Nordhausen. Der Krisenstab tagt am Dienstag wiederholt im Landratsamt und spricht unter anderem über mögliche Isolierstation und Quarantäneplätze. Veranstaltungsabsagen werden derzeit nicht erwogen.

Die Zahl der bundesweit bekannt gewordenen Corona-Virusinfektionen liegt am Dienstagnachmittag bei 188, als der Pandemie-Krisenstab für den Südharz im Landratsamt zusammenkommt. „Wir können“, sagt Landrat Matthias Jendricke (SPD), „die Erkrankungswelle nicht aufhalten, nur hemmen.“

Wie der Landkreis dafür gerüstet sei? Amtsärztin Ingrid Francke tut sich schwer mit einer Antwort: „Wir haben noch nicht genügend Informationen, um haltbare Abschätzungen treffen zu können“, sagt sie. Der Leiterin des Gesundheitsamts bereitet vor allem Sorge, dass im Gegensatz zur Influenza etwa 80 Prozent der mit dem Corona-Virus Infizierten wenig oder gar keine Krankheitssymptome zeigen. Diese können unbewusst das Virus immer weiter verbreiten.
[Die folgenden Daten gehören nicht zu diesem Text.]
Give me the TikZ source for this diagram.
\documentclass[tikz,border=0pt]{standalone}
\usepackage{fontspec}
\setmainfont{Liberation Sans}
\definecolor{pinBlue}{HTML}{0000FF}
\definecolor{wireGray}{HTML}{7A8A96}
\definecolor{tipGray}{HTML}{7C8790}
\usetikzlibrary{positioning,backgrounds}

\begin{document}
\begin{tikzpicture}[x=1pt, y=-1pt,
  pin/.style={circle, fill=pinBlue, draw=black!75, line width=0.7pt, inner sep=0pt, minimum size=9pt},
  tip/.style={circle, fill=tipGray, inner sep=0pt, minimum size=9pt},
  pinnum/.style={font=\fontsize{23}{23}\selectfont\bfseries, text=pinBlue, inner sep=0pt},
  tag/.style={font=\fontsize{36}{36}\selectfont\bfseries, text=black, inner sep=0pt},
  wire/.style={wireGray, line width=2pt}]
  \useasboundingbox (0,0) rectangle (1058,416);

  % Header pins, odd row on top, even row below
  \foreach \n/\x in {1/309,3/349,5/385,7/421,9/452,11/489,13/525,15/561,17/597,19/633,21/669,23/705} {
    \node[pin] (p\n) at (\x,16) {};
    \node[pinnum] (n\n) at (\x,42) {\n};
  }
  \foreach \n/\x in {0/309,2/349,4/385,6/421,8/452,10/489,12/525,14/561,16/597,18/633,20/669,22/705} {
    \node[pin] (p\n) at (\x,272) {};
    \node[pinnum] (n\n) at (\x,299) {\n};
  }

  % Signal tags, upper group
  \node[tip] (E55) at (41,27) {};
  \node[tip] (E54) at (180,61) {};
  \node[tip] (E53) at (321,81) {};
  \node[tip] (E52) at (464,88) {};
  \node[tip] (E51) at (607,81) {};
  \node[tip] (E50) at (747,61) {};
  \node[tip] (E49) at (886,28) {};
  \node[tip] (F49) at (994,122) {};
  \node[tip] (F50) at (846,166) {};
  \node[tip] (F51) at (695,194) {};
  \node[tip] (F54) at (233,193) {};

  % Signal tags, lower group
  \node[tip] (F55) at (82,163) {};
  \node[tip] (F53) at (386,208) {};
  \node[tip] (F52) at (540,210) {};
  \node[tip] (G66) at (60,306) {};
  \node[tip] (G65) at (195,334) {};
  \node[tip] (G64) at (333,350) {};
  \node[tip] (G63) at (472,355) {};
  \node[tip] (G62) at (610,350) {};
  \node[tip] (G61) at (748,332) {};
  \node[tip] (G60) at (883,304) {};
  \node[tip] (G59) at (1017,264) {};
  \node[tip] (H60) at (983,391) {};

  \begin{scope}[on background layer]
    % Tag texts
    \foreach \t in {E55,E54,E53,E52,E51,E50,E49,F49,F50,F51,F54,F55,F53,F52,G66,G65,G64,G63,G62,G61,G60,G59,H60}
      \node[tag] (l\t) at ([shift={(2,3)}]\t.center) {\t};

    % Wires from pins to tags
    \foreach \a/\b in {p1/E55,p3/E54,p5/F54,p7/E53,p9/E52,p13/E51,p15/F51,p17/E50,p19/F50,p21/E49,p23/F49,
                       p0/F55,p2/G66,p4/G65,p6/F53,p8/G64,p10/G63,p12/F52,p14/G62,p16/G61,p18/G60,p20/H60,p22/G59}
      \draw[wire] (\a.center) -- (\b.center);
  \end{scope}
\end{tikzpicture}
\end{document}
Und ein zweiter Fakt beunruhigt: Wer im Verdacht steht, infiziert zu sein, muss 14 Tage lang in häusliche Quarantäne, wird dabei vom Gesundheitsamt betreut. „Diese lange Absonderungszeit macht mir Sorge mit Blick auf die Aufrechterhaltung unseres medizinischen Versorgungssystems. Wir kommen schnell in einen Bereich, wo uns das Personal ausgeht“, meint Ingrid Francke.

Szenarien für Krankenhäuser durchgespielt

Wenn nötig, könnte die frühere Bundeswehrkaserne in Rothesütte Ort für 60 Quarantäneplätze sein, informiert der Landrat. Diskutiert worden sei auch, dass im Falle einer großen Zahl von Erkrankten die normale Krankenhaustätigkeit eingeschränkt wird, das Bleicheröder Helios-Krankenhaus gar umfunktioniert wird. Die Idee indes, ein anderes Gebäude in ein Not-Krankenhaus umzufunktionieren, sei verworfen worden – es würde für dieses schlicht das Personal fehlen. Das Südharz-Klinikum könnte im Falle des Falls die Nephrologie-Station mit ihren 28 Betten binnen weniger Stunden zur Isolierstation umwandeln.
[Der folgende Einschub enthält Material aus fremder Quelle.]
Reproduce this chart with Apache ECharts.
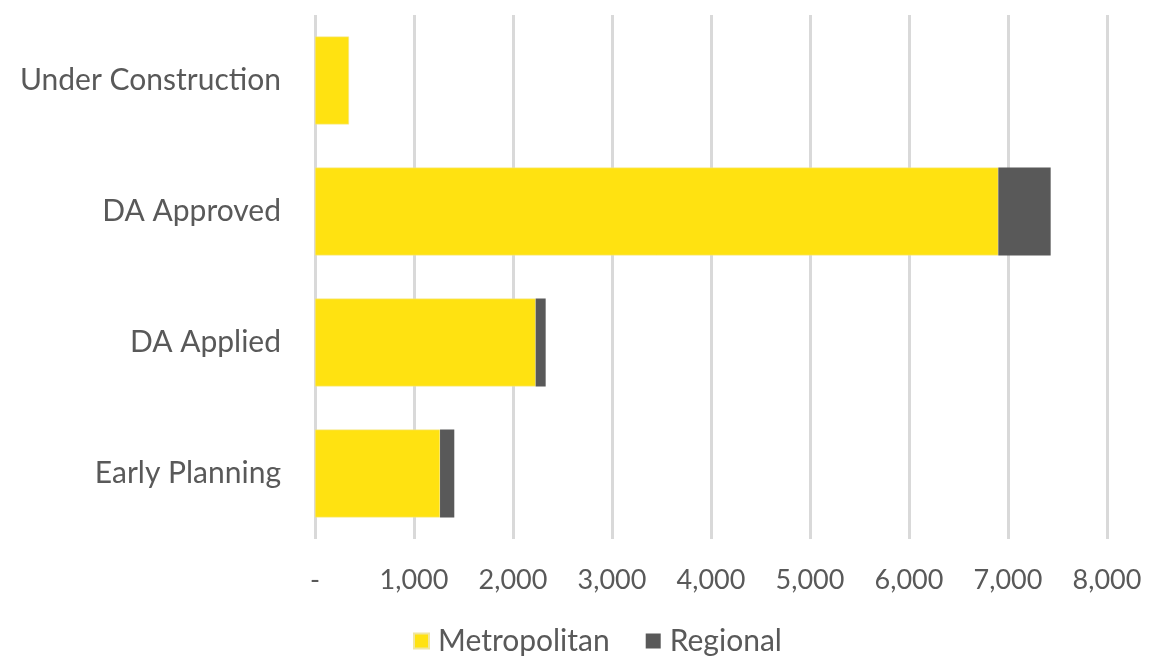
<!DOCTYPE html>
<html>
<head>
<meta charset="utf-8">
<script src="https://cdn.jsdelivr.net/npm/echarts@6/dist/echarts.min.js"></script>
<style>html,body{margin:0;padding:0;background:#fff}#c{width:1152px;height:659px}</style>
</head>
<body>
<div id="c"></div>
<script>
var categories = ["Early Planning", "DA Applied", "DA Approved", "Under Construction"];
var metropolitan = [1263, 2229, 6902, 343];
var regional = [144, 101, 529, 0];
var xTicks = [0, 1000, 2000, 3000, 4000, 5000, 6000, 7000, 8000];

var chart = echarts.init(document.getElementById('c'));
var font = 'Lato, "Open Sans", sans-serif';
chart.setOption({
  animation: false,
  textStyle: {fontFamily: font},
  grid: {left: 315, right: 45, top: 15, bottom: 120, containLabel: false},
  legend: {
    top: 626, left: 408, padding: [0, 5], itemWidth: 15, itemHeight: 15, itemGap: 36,
    icon: 'rect',
    textStyle: {fontSize: 30, color: '#595959', fontFamily: font, padding: [0,0,0,4]},
    data: ['Metropolitan', 'Regional']
  },
  xAxis: {
    type: 'value', min: 0, max: 8000, interval: 1000,
    axisLine: {show: false}, axisTick: {show: false},
    splitLine: {lineStyle: {color: '#d9d9d9', width: 3}},
    axisLabel: {
      fontSize: 27, color: '#595959', margin: 28, fontFamily: font,
      formatter: function (v) { return v === 0 ? '-' : v.toLocaleString('en-US'); }
    }
  },
  yAxis: {
    type: 'category', data: categories,
    axisLine: {show: false}, axisTick: {show: false},
    axisLabel: {fontSize: 30, color: '#595959', margin: 34, fontFamily: font}
  },
  series: [
    {name: 'Metropolitan', type: 'bar', stack: 't', data: metropolitan, barCategoryGap: '33%',
     itemStyle: {color: '#FFE211', borderColor: '#f0e6a0', borderWidth: 0.5}},
    {name: 'Regional', type: 'bar', stack: 't', data: regional,
     itemStyle: {color: '#595959'}}
  ]
});
</script>
</body>
</html>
Was die für eine Pandemie nötige Technik und medizintechnische Ausstattung angeht, hat der Landkreis einiges vorzuweisen: In 34 Fahrzeugen von Rettungs- und Sanitätsdienst sowie dem Katastrophenschutz können Patienten mit Corona-Verdacht oder -Infektion transportiert werden.

Beim Rettungsdienst seien 80 Leute hauptamtlich beschäftigt, so Jendricke. Der Landkreis werde sie nach Kräften unterstützen. Die Bestände an Desinfektionsmitteln, Schutzmasken, -kitteln und -füßlingen seien jüngst aufgefüllt worden. Anfang Februar habe man dafür noch einmal 50.000 Euro ausgegeben.
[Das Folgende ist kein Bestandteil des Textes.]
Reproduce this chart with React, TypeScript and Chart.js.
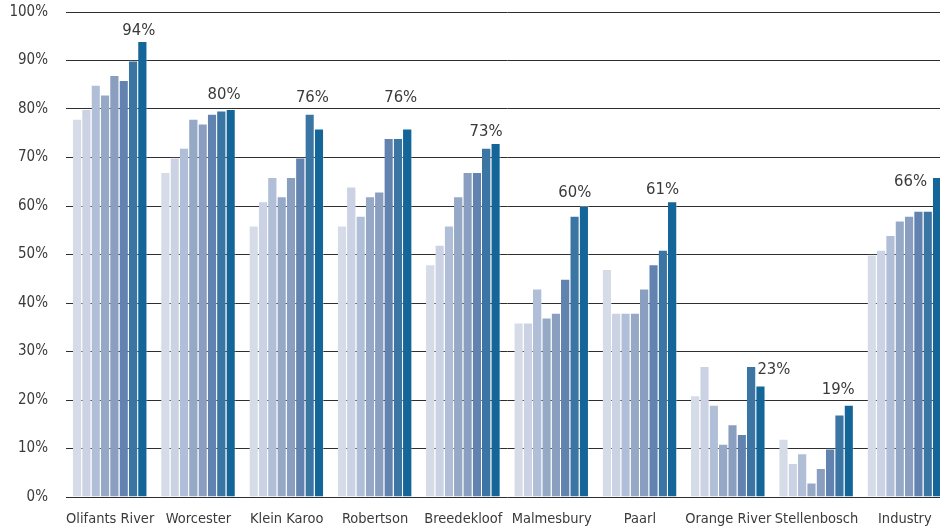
import React, { useEffect, useRef } from "react";
import { Chart, registerables } from "chart.js";

Chart.register(...registerables);

// Regions along the x axis
const regions = [
  "Olifants River",
  "Worcester",
  "Klein Karoo",
  "Robertson",
  "Breedekloof",
  "Malmesbury",
  "Paarl",
  "Orange River",
  "Stellenbosch",
  "Industry",
];

// Eight consecutive periods per region, oldest first (percent)
const period1 = [78, 67, 56, 56, 48, 36, 47, 21, 12, 50];
const period2 = [80, 70, 61, 64, 52, 36, 38, 27, 7, 51];
const period3 = [85, 72, 66, 58, 56, 43, 38, 19, 9, 54];
const period4 = [83, 78, 62, 62, 62, 37, 38, 11, 3, 57];
const period5 = [87, 77, 66, 63, 67, 38, 43, 15, 6, 58];
const period6 = [86, 79, 70, 74, 67, 45, 48, 13, 10, 59];
const period7 = [90, 79.7, 79, 74, 72, 58, 51, 27, 17, 59];
const period8 = [94, 80, 76, 76, 73, 60, 61, 23, 19, 66];

const periods = [period1, period2, period3, period4, period5, period6, period7, period8];

// Light grey-blue through to deep blue
const shades = [
  "#d5dbe7",
  "#cbd2e3",
  "#b0bfd7",
  "#95a9c6",
  "#8a9fc0",
  "#6283b0",
  "#3b75a4",
  "#146699",
];

// Y axis tick values
const yTicks = [0, 10, 20, 30, 40, 50, 60, 70, 80, 90, 100];

// Where each value label for the latest period sits relative to its bar (px)
const labelShiftX = [-4, -7, -7, -7, -10, -9.5, -10, 13, -11, -27];
const labelLift = [5.7, 10, 26.6, 26.6, 7, 8.7, 7, 11, 11, -9];

const FONT = "'DejaVu Sans Condensed', 'Liberation Sans Narrow', Arial, sans-serif";
const TEXT = "#3a3a3a";

const latestLabels = {
  id: "latestLabels",
  afterDatasetsDraw(chart: Chart) {
    const last = chart.data.datasets.length - 1;
    const meta = chart.getDatasetMeta(last);
    const ctx = chart.ctx;
    ctx.save();
    ctx.font = `16.5px ${FONT}`;
    ctx.fillStyle = TEXT;
    ctx.textAlign = "center";
    ctx.textBaseline = "alphabetic";
    meta.data.forEach((el: any, i: number) => {
      const v = chart.data.datasets[last].data[i] as number;
      ctx.fillText(`${Math.round(v)}%`, el.x + labelShiftX[i], el.y - labelLift[i]);
    });
    ctx.restore();
  },
};

export default function App() {
  const ref = useRef<HTMLCanvasElement | null>(null);

  useEffect(() => {
    if (!ref.current) return;
    const chart = new Chart(ref.current, {
      type: "bar",
      data: {
        labels: regions,
        datasets: periods.map((vals, i) => ({
          label: `Period ${i + 1}`,
          data: vals,
          backgroundColor: shades[i],
          borderColor: "rgba(255,255,255,0.35)",
          borderWidth: { top: 1, left: 0, right: 1, bottom: 0 },
          borderSkipped: "bottom",
          barPercentage: 1,
          categoryPercentage: 0.845,
        })),
      },
      options: {
        animation: false,
        responsive: true,
        maintainAspectRatio: false,
        layout: { padding: { top: 0, right: 1, left: 0, bottom: 0 } },
        plugins: {
          legend: { display: false },
          tooltip: { enabled: false },
        },
        scales: {
          x: {
            grid: { display: false },
            border: { display: false },
            ticks: {
              color: TEXT,
              font: { family: FONT, size: 14.5 },
              padding: 6,
              maxRotation: 0,
              autoSkip: false,
            },
            afterFit: (s: any) => {
              s.height = 35;
            },
          },
          y: {
            min: 0,
            max: 100,
            afterBuildTicks: (s: any) => {
              s.ticks = yTicks.map((v) => ({ value: v }));
            },
            grid: { color: "#2e2e2e", lineWidth: 1, drawTicks: false },
            border: { display: false },
            ticks: {
              color: TEXT,
              font: { family: FONT, size: 15 },
              padding: 18,
              callback: (v: any) => `${v}%`,
            },
            afterFit: (s: any) => {
              s.width = 66;
            },
          },
        },
      },
      plugins: [latestLabels],
    });
    return () => chart.destroy();
  }, []);

  return (
    <div
      style={{
        position: "fixed",
        left: 0,
        top: 0,
        width: 940,
        height: 532,
        overflow: "hidden",
        background: "#fff",
      }}
    >
      <div style={{ width: 950, height: 547, position: "relative", top: -15 }}>
        <canvas ref={ref} />
      </div>
    </div>
  );
}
Um die Ansteckungsgefahr für die 16 Leitstellen-Mitarbeiter zu minimieren, gilt inzwischen eine weitreichende Zutrittsbeschränkung für deren Räumlichkeiten.

Amtsärztin rät zum Aufbau einer „zweiten Reihe“ in Betrieben

Der Landrat geht nicht davon aus, dass mit einer Corona-Erkrankungswelle Probleme bei der Wasser- oder Stromversorgung eintreten. Amtsärztin Francke sagt aber auch, dass diese Herausforderung die gesamte Gesellschaft, jeden einzelnen Bereich, betrifft. „Jeder Betriebsinhaber ist gut beraten, wenn er schon jetzt eine zweite Reihe aufstellt, um die Produktion abzusichern oder in der Landwirtschaft die Tiere versorgen zu können.“

Veranstaltungen wie den Bühnenball oder die Messe „Forum Berufsstart“ abzusagen, liegt dem Nordhäuser Gesundheitsamt derzeit fern. „Erst wenn es einen bestätigten Fall gibt, bei dem die Infektionsquelle nicht mehr zu eruieren ist, ist der Zeitpunkt, Veranstaltern größerer Events dringlich ans Herz zu legen, darüber nachzudenken, ob die Veranstaltungen wirklich stattfinden sollten“, so Francke. Allerdings sollte schon jetzt jeder überlegen, ob er seine sozialen Kontakte etwas einschränkt. Vor allem gelte das für die Risikogruppe der über 60-Jährigen mit chronischen Grunderkrankungen.